>> Begin RECORDS
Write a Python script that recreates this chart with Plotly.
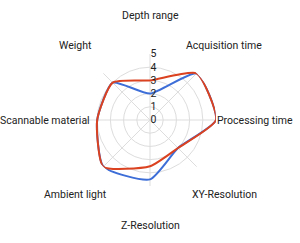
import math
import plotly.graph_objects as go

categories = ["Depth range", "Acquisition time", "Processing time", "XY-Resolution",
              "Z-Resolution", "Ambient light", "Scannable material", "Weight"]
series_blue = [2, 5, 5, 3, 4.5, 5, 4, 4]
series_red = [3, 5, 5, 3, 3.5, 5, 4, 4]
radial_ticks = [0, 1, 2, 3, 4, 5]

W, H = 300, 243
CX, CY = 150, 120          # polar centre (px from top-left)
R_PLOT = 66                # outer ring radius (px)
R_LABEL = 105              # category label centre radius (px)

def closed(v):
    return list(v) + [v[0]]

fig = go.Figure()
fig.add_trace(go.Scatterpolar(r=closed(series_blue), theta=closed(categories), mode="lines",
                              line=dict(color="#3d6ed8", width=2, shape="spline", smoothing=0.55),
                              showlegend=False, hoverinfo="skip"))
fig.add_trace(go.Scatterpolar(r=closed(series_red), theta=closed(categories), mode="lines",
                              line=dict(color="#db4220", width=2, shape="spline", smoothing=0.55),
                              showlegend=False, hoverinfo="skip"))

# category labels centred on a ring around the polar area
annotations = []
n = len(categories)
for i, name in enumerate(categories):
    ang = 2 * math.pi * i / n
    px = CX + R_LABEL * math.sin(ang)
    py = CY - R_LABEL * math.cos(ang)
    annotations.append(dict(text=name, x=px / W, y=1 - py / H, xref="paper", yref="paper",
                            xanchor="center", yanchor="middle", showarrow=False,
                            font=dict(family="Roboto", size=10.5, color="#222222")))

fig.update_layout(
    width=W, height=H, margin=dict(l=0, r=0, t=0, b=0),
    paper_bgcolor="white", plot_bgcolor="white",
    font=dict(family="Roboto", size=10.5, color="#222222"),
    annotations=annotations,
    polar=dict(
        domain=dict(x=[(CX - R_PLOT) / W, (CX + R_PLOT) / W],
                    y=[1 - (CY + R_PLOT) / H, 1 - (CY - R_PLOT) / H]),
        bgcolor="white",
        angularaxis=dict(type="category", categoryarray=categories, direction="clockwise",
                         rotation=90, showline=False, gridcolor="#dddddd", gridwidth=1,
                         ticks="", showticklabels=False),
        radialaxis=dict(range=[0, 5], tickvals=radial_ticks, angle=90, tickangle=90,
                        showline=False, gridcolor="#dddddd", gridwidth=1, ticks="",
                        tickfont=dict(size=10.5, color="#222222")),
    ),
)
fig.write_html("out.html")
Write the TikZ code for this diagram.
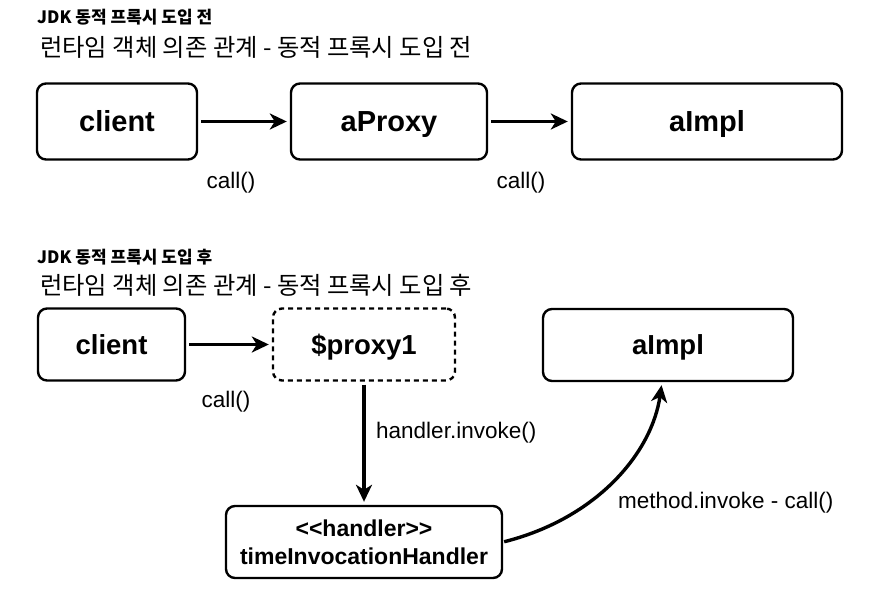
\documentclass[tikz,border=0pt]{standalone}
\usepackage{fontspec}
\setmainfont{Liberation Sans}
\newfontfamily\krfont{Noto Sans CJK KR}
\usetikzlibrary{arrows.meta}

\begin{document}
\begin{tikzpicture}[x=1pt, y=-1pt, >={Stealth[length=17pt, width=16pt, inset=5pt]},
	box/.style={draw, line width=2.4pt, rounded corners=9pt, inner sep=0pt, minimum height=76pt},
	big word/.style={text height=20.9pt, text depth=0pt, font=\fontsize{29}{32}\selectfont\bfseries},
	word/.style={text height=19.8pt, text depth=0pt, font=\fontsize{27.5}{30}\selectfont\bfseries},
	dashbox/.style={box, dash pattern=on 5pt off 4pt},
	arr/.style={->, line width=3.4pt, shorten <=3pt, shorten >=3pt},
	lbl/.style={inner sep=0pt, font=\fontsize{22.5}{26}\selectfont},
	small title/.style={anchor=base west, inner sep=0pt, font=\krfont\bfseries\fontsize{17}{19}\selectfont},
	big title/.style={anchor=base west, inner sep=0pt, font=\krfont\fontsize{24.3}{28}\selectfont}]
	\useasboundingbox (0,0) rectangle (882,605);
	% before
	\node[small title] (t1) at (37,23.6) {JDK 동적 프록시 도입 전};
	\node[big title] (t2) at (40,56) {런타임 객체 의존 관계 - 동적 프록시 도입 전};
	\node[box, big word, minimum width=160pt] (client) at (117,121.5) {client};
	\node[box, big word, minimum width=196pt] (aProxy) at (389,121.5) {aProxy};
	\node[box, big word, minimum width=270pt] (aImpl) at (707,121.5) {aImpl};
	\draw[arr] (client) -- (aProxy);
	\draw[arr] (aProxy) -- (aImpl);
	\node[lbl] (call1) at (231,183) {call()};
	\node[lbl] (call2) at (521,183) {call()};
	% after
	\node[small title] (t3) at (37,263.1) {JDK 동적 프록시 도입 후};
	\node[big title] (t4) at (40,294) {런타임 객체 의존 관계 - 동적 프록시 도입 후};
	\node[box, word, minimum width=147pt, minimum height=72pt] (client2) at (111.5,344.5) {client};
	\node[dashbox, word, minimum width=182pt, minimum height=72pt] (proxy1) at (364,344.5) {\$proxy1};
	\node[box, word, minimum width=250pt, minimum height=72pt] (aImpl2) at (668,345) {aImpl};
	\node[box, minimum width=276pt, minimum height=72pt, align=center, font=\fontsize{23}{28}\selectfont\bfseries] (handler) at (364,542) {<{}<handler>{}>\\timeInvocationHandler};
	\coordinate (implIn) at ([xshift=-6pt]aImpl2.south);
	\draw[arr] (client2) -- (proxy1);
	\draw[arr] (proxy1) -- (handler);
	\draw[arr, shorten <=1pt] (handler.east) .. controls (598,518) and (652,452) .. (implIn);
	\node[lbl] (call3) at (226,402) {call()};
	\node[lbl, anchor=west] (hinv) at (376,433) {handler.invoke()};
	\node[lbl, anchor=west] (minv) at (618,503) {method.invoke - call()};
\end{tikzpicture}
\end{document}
>> End RECORDS
● **TASK STATEMENT**: The word "this" may turn up on some lines of these records; say how many, with no other words.

● **TASK OUTPUT**: 2